The problem was that many planes leaving Houston for those snowy areas were stacked up on the Intercontinental runway, waiting for a break in the weather at their destination so they could head out.

At one time our plane was in a line of 29 waiting to take off. We finally got in the air and despite being aided by a mighty tailwind, we arrived in Atlanta 20 minutes before our flight took off for West Palm Beach. We made the flight, but our luggage—that incidentally didn’t fly free—missed the flight.

So Friday night was spent at a hotel in Jupiter with just the clothes on our backs and a promise from the airline that we’d have our two small travel bags delivered to the hotel by midnight.

We waited until almost 1 a.m. and then fell asleep quickly.

Fortunately, the bags were waiting for us Saturday morning in the lobby. We ate breakfast with my sister Bobbie and brother-in-law Richard from Massachusetts before driving to my brother’s place, which isn’t too far from where actor Burt Reynolds owns property.

The rain that dampened Texas the day before had a 60 per cent chance of messing up my brother’s party. Luckily, the meteorologists in South Florida are just as reliable as those in Southeast Texas, and the rain never happened.

Most of the wonderful food was brought in except for the Polish kielbasa, which was the Kaczmarczyk (Kazmar)Secret Family Recipe that has been passed on to four generations and enjoyed by the fifth generation (Dick’s six granddaughters). And it was made using the manual meat grinder just like our grandparents and parents did so many years ago.

My cousins Cal and his older sister Gretchen, whom we’ve seen only one time in the last 40 years, made the hour trip from their respective residences. They grew up in the house across the street from our grandparents’ (Kaczmarczyk) home which later became our parents’ final domicile.

Most of the non-family members in attendance were either neighbors or worked with my brother as aerospace engineers at Pratt & Whitney. Of course the major topic among the men was the upcoming Super Bowl, which was being played within an hour’s drive in Miami.

One of my brother’s friends boasted that he had tickets to the Super Bowl. We questioned how he had obtained them, because they generally are either very expensive or very difficult to get. 

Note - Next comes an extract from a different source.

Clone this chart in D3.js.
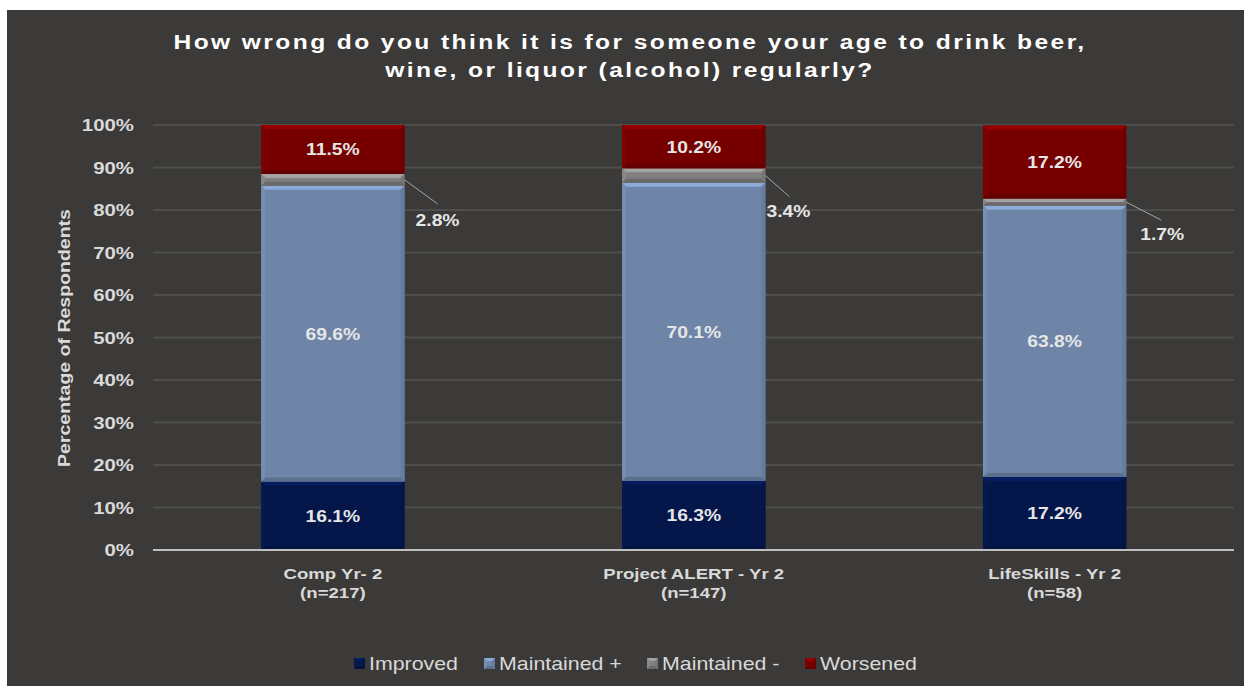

He explained that plenty of politics went into the ordeal, with some vendor from the Denver area offering them to one of his company’s management team members.

Another Floridian has a hobby which involves following all the past Super Bowls and he figured out that during the first decade following the merger of the two leagues, the AFL won eight of 10 Super Bowls from 1970-79. From 1980-1999 only two AFL teams won Super Bowls (the Oakland-Los Angeles Raiders in 1980 and 1983 and the Denver Broncos (1998 and 1999).

But if Indianapolis wins Sunday, the AFC from 2000-2009 will equal the 8-2 mark it set in the 1970’s.

However, the consensus was heavily favoring the New Orleans Saints to win Super Bowl XLIV, despite the fact the odds of them winning has jumped from three points to 5 1/2 the last time we looked.

And as far as this Korner is concerned, we have to pick the team having the best quarterback—and we believe that in the not too distant future Peyton Manning will be known as the greatest NFL quarterback of all time. It’s too bad Manning doesn’t play defense, too, because we look for the New Orleans Saints to also light up the scoreboard and produce a high-scoring affair, like Indianapolis 42, New Orleans 38.

P.S. Our plane landed safely at Intercontinental Airport Monday at 8 a.m. and we were back home in Orange watching the last few minutes of the Price Is Right which airs daily from 10-11 a.m.